Your task is to quote the listing below exactly, beginning with its first line and ending on the line bearing "const svgRef = useRef<SVGSVGElement>(null);".

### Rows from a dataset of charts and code
"""

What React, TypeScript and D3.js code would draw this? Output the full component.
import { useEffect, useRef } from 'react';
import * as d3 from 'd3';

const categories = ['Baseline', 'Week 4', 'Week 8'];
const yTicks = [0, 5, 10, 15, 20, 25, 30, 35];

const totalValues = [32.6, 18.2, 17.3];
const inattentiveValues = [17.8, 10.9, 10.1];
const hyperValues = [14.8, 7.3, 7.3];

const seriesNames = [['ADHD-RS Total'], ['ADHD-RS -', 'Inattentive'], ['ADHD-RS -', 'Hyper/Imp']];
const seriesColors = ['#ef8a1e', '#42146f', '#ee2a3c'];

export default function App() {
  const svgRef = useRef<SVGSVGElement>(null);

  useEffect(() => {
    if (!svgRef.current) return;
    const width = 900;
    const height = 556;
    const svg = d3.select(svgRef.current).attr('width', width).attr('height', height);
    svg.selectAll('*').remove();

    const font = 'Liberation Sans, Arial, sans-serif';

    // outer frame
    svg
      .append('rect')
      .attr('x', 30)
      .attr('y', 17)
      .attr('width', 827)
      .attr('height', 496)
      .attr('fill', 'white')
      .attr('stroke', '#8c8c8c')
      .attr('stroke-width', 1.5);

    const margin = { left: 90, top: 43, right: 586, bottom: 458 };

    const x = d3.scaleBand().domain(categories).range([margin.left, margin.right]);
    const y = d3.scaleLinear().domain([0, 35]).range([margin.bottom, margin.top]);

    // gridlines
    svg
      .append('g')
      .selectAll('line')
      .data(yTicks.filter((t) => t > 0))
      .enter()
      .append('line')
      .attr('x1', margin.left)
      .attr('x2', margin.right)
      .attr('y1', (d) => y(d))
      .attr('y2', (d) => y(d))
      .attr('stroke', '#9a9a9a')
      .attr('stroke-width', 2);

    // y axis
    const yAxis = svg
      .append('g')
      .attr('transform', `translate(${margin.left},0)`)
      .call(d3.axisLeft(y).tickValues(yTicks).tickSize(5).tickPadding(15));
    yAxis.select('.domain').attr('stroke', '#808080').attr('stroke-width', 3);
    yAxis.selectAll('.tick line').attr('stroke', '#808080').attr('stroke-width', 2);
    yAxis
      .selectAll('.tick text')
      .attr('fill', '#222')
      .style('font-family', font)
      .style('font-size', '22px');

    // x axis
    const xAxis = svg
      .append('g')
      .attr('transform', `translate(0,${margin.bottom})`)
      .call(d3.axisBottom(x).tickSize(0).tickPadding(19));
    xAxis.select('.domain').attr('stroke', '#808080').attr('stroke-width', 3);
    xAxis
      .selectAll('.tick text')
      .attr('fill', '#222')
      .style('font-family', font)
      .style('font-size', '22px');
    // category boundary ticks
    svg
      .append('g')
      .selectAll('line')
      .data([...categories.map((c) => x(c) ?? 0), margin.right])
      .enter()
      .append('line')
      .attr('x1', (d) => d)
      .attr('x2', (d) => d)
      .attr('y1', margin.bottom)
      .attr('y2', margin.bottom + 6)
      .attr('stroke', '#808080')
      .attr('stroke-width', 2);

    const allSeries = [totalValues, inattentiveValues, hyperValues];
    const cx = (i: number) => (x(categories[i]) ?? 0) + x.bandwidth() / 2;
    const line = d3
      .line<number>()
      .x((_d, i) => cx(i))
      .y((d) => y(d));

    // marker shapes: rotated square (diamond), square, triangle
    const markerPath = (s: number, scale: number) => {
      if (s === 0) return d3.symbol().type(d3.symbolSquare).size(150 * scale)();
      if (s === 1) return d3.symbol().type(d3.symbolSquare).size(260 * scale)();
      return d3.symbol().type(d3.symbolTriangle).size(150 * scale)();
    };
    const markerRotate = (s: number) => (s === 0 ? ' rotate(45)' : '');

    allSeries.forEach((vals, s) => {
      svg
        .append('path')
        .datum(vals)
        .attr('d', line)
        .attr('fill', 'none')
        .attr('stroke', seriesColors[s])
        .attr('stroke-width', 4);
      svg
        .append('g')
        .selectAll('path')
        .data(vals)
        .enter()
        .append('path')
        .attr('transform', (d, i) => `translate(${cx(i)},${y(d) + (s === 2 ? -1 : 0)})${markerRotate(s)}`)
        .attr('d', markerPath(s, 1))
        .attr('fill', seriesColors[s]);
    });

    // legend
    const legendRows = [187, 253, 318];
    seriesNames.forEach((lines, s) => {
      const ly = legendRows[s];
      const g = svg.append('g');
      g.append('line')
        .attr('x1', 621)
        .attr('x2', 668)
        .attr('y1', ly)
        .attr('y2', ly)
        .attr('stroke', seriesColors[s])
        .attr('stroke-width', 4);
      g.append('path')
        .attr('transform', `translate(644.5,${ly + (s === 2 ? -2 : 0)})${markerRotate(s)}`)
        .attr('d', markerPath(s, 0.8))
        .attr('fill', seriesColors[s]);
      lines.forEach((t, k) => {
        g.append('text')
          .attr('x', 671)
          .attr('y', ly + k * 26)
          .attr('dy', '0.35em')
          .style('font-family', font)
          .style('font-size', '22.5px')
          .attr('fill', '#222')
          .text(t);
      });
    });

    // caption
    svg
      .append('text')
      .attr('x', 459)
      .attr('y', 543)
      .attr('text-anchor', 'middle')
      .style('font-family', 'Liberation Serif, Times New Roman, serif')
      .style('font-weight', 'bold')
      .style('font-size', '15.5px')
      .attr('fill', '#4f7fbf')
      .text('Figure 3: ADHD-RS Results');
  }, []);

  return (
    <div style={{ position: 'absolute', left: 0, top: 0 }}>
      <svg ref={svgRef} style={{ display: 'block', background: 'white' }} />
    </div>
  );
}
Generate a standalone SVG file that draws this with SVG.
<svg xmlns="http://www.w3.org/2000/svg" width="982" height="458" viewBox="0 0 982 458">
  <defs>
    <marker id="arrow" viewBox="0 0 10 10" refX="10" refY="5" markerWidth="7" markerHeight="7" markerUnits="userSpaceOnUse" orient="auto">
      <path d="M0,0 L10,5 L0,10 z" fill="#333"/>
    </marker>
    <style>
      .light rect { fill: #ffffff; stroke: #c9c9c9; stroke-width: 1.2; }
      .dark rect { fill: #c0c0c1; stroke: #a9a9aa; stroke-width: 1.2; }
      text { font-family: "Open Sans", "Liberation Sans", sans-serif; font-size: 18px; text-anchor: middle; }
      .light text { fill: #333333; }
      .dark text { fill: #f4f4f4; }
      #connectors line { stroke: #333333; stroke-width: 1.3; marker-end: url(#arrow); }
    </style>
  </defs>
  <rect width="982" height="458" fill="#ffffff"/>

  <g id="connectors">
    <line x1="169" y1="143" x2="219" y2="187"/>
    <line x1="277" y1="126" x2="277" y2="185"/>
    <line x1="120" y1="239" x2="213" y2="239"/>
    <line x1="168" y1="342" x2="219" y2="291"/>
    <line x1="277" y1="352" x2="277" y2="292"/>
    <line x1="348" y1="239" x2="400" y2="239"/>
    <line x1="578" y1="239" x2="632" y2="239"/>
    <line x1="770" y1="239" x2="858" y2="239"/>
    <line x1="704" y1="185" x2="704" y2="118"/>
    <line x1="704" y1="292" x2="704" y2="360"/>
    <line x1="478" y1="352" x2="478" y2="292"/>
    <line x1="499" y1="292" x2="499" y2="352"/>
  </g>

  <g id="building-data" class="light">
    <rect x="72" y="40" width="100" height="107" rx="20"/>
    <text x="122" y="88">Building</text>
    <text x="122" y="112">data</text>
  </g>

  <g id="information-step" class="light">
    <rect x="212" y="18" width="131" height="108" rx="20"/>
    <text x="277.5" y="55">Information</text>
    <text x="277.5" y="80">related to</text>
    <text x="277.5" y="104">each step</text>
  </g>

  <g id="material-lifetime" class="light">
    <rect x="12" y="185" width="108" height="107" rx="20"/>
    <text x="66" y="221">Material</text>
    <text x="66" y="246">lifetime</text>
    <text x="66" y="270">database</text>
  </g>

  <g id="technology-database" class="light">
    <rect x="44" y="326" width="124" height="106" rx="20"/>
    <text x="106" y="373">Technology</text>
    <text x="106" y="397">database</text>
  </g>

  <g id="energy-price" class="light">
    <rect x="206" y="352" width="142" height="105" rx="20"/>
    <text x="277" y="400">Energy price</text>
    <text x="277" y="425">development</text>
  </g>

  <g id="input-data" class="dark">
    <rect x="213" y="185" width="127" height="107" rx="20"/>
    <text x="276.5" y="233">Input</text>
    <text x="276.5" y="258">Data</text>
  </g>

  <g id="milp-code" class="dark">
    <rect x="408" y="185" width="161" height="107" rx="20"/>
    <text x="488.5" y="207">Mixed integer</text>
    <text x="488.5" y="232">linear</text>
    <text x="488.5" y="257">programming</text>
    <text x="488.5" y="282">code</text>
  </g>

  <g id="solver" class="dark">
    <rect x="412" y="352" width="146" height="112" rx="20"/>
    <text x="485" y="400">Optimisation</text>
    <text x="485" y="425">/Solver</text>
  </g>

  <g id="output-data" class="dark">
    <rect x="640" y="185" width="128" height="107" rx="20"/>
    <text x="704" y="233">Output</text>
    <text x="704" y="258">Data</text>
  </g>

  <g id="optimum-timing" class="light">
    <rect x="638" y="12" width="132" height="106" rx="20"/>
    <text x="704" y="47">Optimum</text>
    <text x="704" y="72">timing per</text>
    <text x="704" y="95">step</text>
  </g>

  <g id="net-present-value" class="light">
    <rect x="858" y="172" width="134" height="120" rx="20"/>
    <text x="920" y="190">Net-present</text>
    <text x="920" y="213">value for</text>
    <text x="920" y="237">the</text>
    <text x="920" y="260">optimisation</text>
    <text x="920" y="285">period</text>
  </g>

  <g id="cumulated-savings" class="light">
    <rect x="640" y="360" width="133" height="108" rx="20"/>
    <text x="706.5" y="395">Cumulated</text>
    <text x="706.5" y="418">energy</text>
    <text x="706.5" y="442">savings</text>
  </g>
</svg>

"""

### EXPECTED ANSWER
What React, TypeScript and D3.js code would draw this? Output the full component.
import { useEffect, useRef } from 'react';
import * as d3 from 'd3';

const categories = ['Baseline', 'Week 4', 'Week 8'];
const yTicks = [0, 5, 10, 15, 20, 25, 30, 35];

const totalValues = [32.6, 18.2, 17.3];
const inattentiveValues = [17.8, 10.9, 10.1];
const hyperValues = [14.8, 7.3, 7.3];

const seriesNames = [['ADHD-RS Total'], ['ADHD-RS -', 'Inattentive'], ['ADHD-RS -', 'Hyper/Imp']];
const seriesColors = ['#ef8a1e', '#42146f', '#ee2a3c'];

export default function App() {
  const svgRef = useRef<SVGSVGElement>(null);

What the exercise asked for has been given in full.